Ce samedi 4 juillet, jour de la fête nationale américaine, avait lui aussi des accents étranges en raison de la pandémie mondiale et de la situation encore à moitié confinée de la ville. Première incongruité, quasiment personne ne se baladait aux couleurs de drapeau, au contraire de l’année passée. Mis à part quelques « Happy 4th of July » griffonnés sur les vitrines, on se serait cru un jour normal (au sens de « normal par rapport à la situation actuelle »).
Le traditionnel feu d’artifice – absolument incompatible avec la distanciation sociale vu la foule qui s’agglutine habituellement sur les rives pour l’admirer – a été remplacé par un drôle de dispositif. Chaque jour de la semaine passée, des feux d’artifices ont été tirés dans un des boroughs de la ville (un borough différent chaque jour) pour « rapprocher cet événement festif de ses habitants qui peuvent moins facilement se déplacer » (je cite et traduis de mémoire une explication de la municipalité), mais le lieu et l’heure exacts n’ont été dévoilés à chaque fois qu’au dernier moment, pour éviter que trop de gens l’apprennent et s’y pressent. J’ai un peu de mal à saisir le concept d’un spectacle populaire que l’on maintient en le rapprochant de son public tout en s’arrangeant pour que presque personne ne puisse aller le voir, mais l’événement était apparemment trop important symboliquement pour se permettre de l’annuler purement et simplement, comme ça a été le cas pour tous les événements prévus ces derniers mois, de la parade de la Saint Patrick jusqu’au marathon.

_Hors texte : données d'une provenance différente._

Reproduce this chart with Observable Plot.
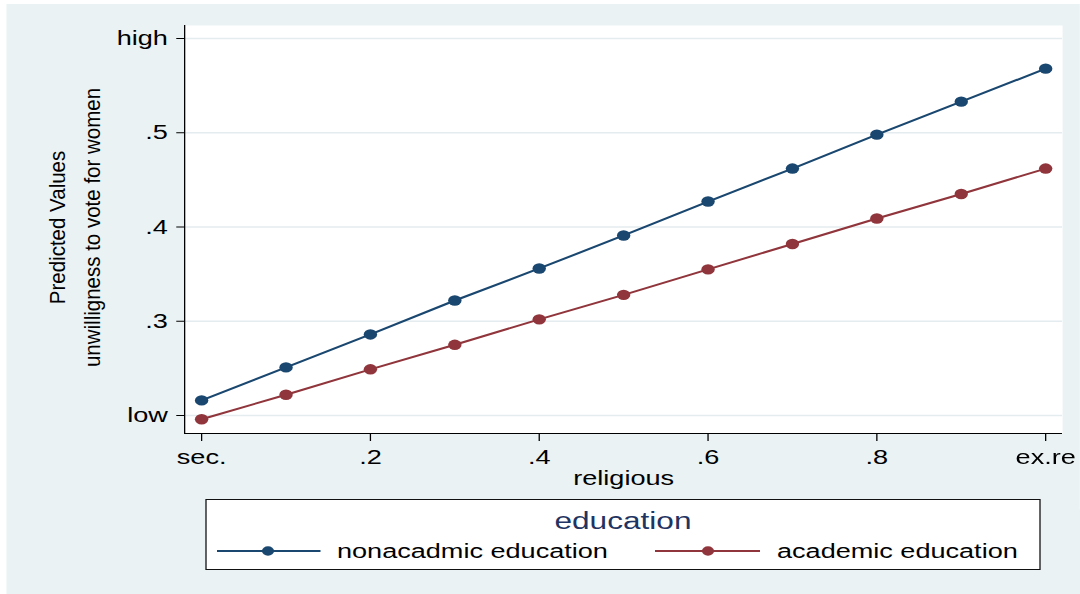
<!DOCTYPE html>
<html>
<head>
<meta charset="utf-8">
<script src="https://cdn.jsdelivr.net/npm/d3@7"></script>
<script src="https://cdn.jsdelivr.net/npm/@observablehq/plot@0.6"></script>
<style>
  html, body { margin: 0; padding: 0; background: #ffffff; }
  #stage { position: absolute; left: 0; top: 0; height: 594px; transform-origin: 0 0; font-family: "Liberation Sans", Arial, sans-serif; }
  #panel { position: absolute; background: #eaf2f3; }
  #plot { position: absolute; left: 0; top: 0; }
  #legend { position: absolute; left: 0; top: 0; }
</style>
</head>
<body>
<div id="stage">
  <div id="panel"></div>
  <div id="plot"></div>
  <svg id="legend"></svg>
</div>
<script>
// ---- data ----
const religious = [0, 0.1, 0.2, 0.3, 0.4, 0.5, 0.6, 0.7, 0.8, 0.9, 1.0];
const nonacademic = [0.216, 0.251, 0.286, 0.322, 0.356, 0.391, 0.427, 0.462, 0.498, 0.533, 0.568];
const academic = [0.196, 0.222, 0.249, 0.275, 0.302, 0.328, 0.355, 0.382, 0.409, 0.435, 0.462];
const seriesNames = ["nonacadmic education", "academic education"];
const seriesColors = ["#1a476f", "#90353b"];
const yTicks = [0.2, 0.3, 0.4, 0.5, 0.6];
const yTickLabels = ["low", ".3", ".4", ".5", "high"];
const xTicks = [0, 0.2, 0.4, 0.6, 0.8, 1.0];
const xTickLabels = ["sec.", ".2", ".4", ".6", ".8", "ex.re"];
const xTitle = "religious";
const yTitle1 = "Predicted Values";
const yTitle2 = "unwilligness to vote for women";
const legendTitle = "education";

// ---- layout (the reference is horizontally stretched) ----
const S = 1.29;
const W = 1080 / S;
const H = 594;
const stage = document.getElementById("stage");
stage.style.width = W + "px";
stage.style.transform = `scaleX(${S})`;
const panel = document.getElementById("panel");
panel.style.left = (7 / S) + "px";
panel.style.top = "4px";
panel.style.width = (W - 7 / S) + "px";
panel.style.height = (H - 4) + "px";

const data = religious.flatMap((x, i) => [
  {x, y: nonacademic[i], s: seriesNames[0]},
  {x, y: academic[i], s: seriesNames[1]}
]);

const xDomain = [-0.0201, 1.0201];
const yDomain = [0.1809, 0.6138];
const font = "\"Liberation Sans\", Arial, sans-serif";

const chart = Plot.plot({
  width: W,
  height: H,
  marginLeft: 184 / S,
  marginRight: (1080 - 1062) / S,
  marginTop: 25,
  marginBottom: H - 433,
  style: {background: "transparent", fontFamily: font, color: "#000", overflow: "visible"},
  x: {domain: xDomain, label: null},
  y: {domain: yDomain, label: null},
  color: {domain: seriesNames, range: seriesColors},
  marks: [
    Plot.frame({fill: "white", stroke: "none"}),
    Plot.gridY(yTicks, {stroke: "#e4ecef", strokeOpacity: 1, strokeWidth: 1.6}),
    Plot.ruleX([xDomain[0]], {stroke: "#000", strokeWidth: 1}),
    Plot.ruleY([yDomain[0]], {stroke: "#000", strokeWidth: 1}),
    Plot.axisY(yTicks, {
      tickFormat: d => yTickLabels[yTicks.indexOf(d)],
      tickSize: 6, tickPadding: 7, fontSize: 21, label: null, stroke: "#000"
    }),
    Plot.axisX(xTicks, {
      tickFormat: d => xTickLabels[xTicks.indexOf(d)],
      tickSize: 8, tickPadding: 7.5, fontSize: 21, label: null, stroke: "#000"
    }),
    Plot.line(data, {x: "x", y: "y", z: "s", stroke: "s", strokeWidth: 2}),
    Plot.dot(data, {x: "x", y: "y", fill: "s", r: 5.2, stroke: "none"}),
    Plot.text([xTitle], {frameAnchor: "bottom", lineAnchor: "middle", textAnchor: "middle", dy: 44.3, fontSize: 21, fill: "#000", text: d => d}),
    Plot.text([yTitle1], {frameAnchor: "left", textAnchor: "middle", lineAnchor: "middle", dx: 58 / S - 184 / S, dy: -2, rotate: -90, fontSize: 20.5, fill: "#000", text: d => d}),
    Plot.text([yTitle2], {frameAnchor: "left", textAnchor: "middle", lineAnchor: "middle", dx: 93 / S - 184 / S, dy: -2, rotate: -90, fontSize: 20.5, fill: "#000", text: d => d})
  ]
});
document.getElementById("plot").appendChild(chart);

// condense the rotated y titles like the reference
d3.select(chart).selectAll("text").filter(function() {
  return this.textContent === yTitle1 || this.textContent === yTitle2;
}).each(function() {
  const t = this.getAttribute("transform") || "";
  this.setAttribute("transform", t + " scale(1,0.8)");
});

// ---- legend ----
const lg = d3.select("#legend").attr("width", W).attr("height", H).style("overflow", "visible");
const bx0 = 206 / S, bx1 = 1040 / S, by0 = 499.5, by1 = 569.5;
lg.append("rect").attr("x", bx0).attr("y", by0).attr("width", bx1 - bx0).attr("height", by1 - by0)
  .attr("fill", "white").attr("stroke", "#111").attr("stroke-width", 1);
lg.append("text").attr("x", (bx0 + bx1) / 2).attr("y", 529).attr("text-anchor", "middle")
  .attr("font-family", font).attr("font-size", 24.5).attr("fill", "#1f3462").text(legendTitle);
const entries = [
  {l0: 217, l1: 320.5, dot: 268, tx: 337},
  {l0: 655, l1: 760, dot: 708, tx: 777}
];
entries.forEach((e, i) => {
  const ly = 551;
  lg.append("line").attr("x1", e.l0 / S).attr("x2", e.l1 / S).attr("y1", ly).attr("y2", ly)
    .attr("stroke", seriesColors[i]).attr("stroke-width", 2);
  lg.append("circle").attr("cx", e.dot / S).attr("cy", ly).attr("r", 4.7).attr("fill", seriesColors[i]);
  lg.append("text").attr("x", e.tx / S).attr("y", 558.5).attr("font-family", font)
    .attr("font-size", 21).attr("fill", "#000").text(seriesNames[i]);
});
</script>
</body>
</html>
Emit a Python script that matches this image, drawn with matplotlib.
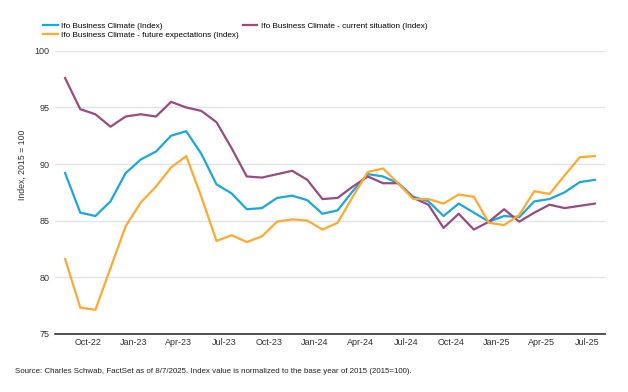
import numpy as np
import pandas as pd
import matplotlib
matplotlib.use("Agg")
import matplotlib.pyplot as plt

plt.rcParams['font.family'] = ['Liberation Sans', 'DejaVu Sans']

# monthly readings, Aug-22 .. Jul-25
months = pd.date_range("2022-08-01", "2025-07-01", freq="MS")

climate = [89.2, 85.7, 85.4, 86.7, 89.2, 90.4, 91.1, 92.5, 92.9, 90.9, 88.2, 87.4,
           86.0, 86.1, 87.0, 87.2, 86.8, 85.6, 85.9, 87.6, 89.1, 88.9, 88.3, 87.1,
           86.7, 85.4, 86.5, 85.7, 84.9, 85.4, 85.3, 86.7, 86.9, 87.5, 88.4, 88.6]

expectations = [81.6, 77.3, 77.1, 80.8, 84.5, 86.6, 88.0, 89.7, 90.7, 87.1, 83.2, 83.7,
                83.1, 83.6, 84.9, 85.1, 85.0, 84.2, 84.8, 87.1, 89.3, 89.6, 88.3, 86.9,
                86.9, 86.5, 87.3, 87.1, 84.8, 84.6, 85.5, 87.6, 87.35, 89.0, 90.6, 90.7]

current = [97.6, 94.85, 94.4, 93.3, 94.2, 94.4, 94.2, 95.5, 95.0, 94.7, 93.7, 91.4,
           88.9, 88.8, 89.1, 89.4, 88.6, 86.9, 87.0, 88.0, 88.9, 88.3, 88.3, 87.0,
           86.4, 84.35, 85.6, 84.2, 84.9, 86.0, 84.9, 85.7, 86.4, 86.1, 86.3, 86.5]

tick_labels = [m.strftime("%b-%y") for m in months][2::3]

x = np.arange(len(months))

fig = plt.figure(figsize=(6.28, 3.92), dpi=100)
ax = fig.add_axes([0.088, 0.149, 0.875, 0.721])

l1, = ax.plot(x, climate, color='#1ba6e1', lw=1.6, label='Ifo Business Climate (Index)')
l2, = ax.plot(x, current, color='#984b80', lw=1.6, label='Ifo Business Climate - current situation (Index)')
l3, = ax.plot(x, expectations, color='#ffa930', lw=1.6, label='Ifo Business Climate - future expectations (Index)')

ax.set_ylim(75, 100)
ax.set_xlim(-0.65, len(months) - 0.35)
ax.set_yticks([75, 80, 85, 90, 95, 100])
ax.set_xticks(x[2::3] - 0.5)
ax.set_xticklabels(tick_labels)
ax.tick_params(axis='both', length=0, labelsize=6.5, colors='#333333', pad=3)
ax.tick_params(axis='y', pad=4)

ax.grid(axis='y', color='#dfe4ec', lw=1)
ax.set_axisbelow(True)
for s in ['top', 'right', 'left']:
    ax.spines[s].set_visible(False)
ax.spines['bottom'].set_color('#333333')
ax.spines['bottom'].set_linewidth(1.2)

ax.set_ylabel('Index, 2015 = 100', fontsize=6.3, color='#333333')
ax.yaxis.set_label_coords(-0.051, 0.596)

fig.legend(handles=[l1, l3, l2], ncol=2, loc='upper left', bbox_to_anchor=(0.063, 0.952),
           frameon=False, fontsize=5.9, handlelength=1.8, handletextpad=0.4,
           columnspacing=0.5, labelspacing=0.12, borderaxespad=0)

fig.text(0.024, 0.048, 'Source: Charles Schwab, FactSet as of 8/7/2025. Index value is normalized '
         'to the base year of 2015 (2015=100).', fontsize=5.7, color='#222222')

fig.savefig('out.png', dpi=100)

Depuis une bonne semaine également, des Américains jouent à un nouveau jeu : tirer des feux d’artifices « sauvages » depuis chez eux. Ce n’est pas vraiment nouveau, mais cette année, ça a pris des proportions incroyables. Tous les soirs, rien que dans notre quartier – et c’est visiblement pareil dans d’autres quartiers ailleurs dans la ville, ainsi que dans d’autres métropoles du pays – une dizaine de feux d’artifice sont tirés à portée d’oreille, tous très brefs mais étalés jusqu’à une heure très avancée de la nuit, si bien qu’au moins un ou deux nous réveille au milieu de la nuit, ce qui fait toujours plaisir. Le plus tardif dont je me rappelle a été tiré vers 4h30 du matin et le bruit de détonation était si fort qu’il devait provenir du toit d’une maison voisine. Par la fenêtre, je voyais les gerbes d’étincelles se refléter sur les voitures garées de l’autre côté de la rue. J’ai lu quelque part que la mairie de New York les avait interdit et voulait verbaliser les artificiers du dimanche. Je leur souhaite bien du courage. De une, ils sont tirés un peu partout dans cette ville immense, de deux ils le sont vraisemblablement des toits donc quasi-invisibles de la rue et il faudrait les débusquer avec des drones ou des hélicoptères, de trois ils sont lancés à n’importe quelle heure de la nuit donc sur une longue plage de temps. Je croyais que les habitants frustrés épuisaient leurs stocks de feux d’artifice achetés exprès pour le 4 juillet, mais j’ai récemment lu un article qui expliquait que ces braves gens se sentaient désœuvrés et allaient exprès acheter de gros pétards à éclater pour tromper leur ennui. Comme l’achat de feux d’artifices est prohibé dans les États de New York et du New Jersey, tout un trafic s’est même apparemment mis en place depuis la Pennsylvanie.
Heureusement, certaines autres traditions du 4 juillet ont perduré, tel l’inénarrable et inimitable concours du plus gros mangeur de hot dogs organisé par le restaurant Nathan’s Famous à Coney Island. Joey Chestnut, leader incontesté de la discipline, a ainsi à nouveau concouru – mais derrière une paroi de plexiglas et sans spectateurs – et a pour l’occasion battu son propre record en engloutissant, le mot est faible, 75 hot dogs en 10 minutes. Oui, ça fait une moyenne d’un hot dog gobé toutes les 8 secondes et, non, pas de commentaire. On est rassurés de voir ces belles coutumes, synonymes d’Amérique et de liberté d’après les organisateurs, perdurer.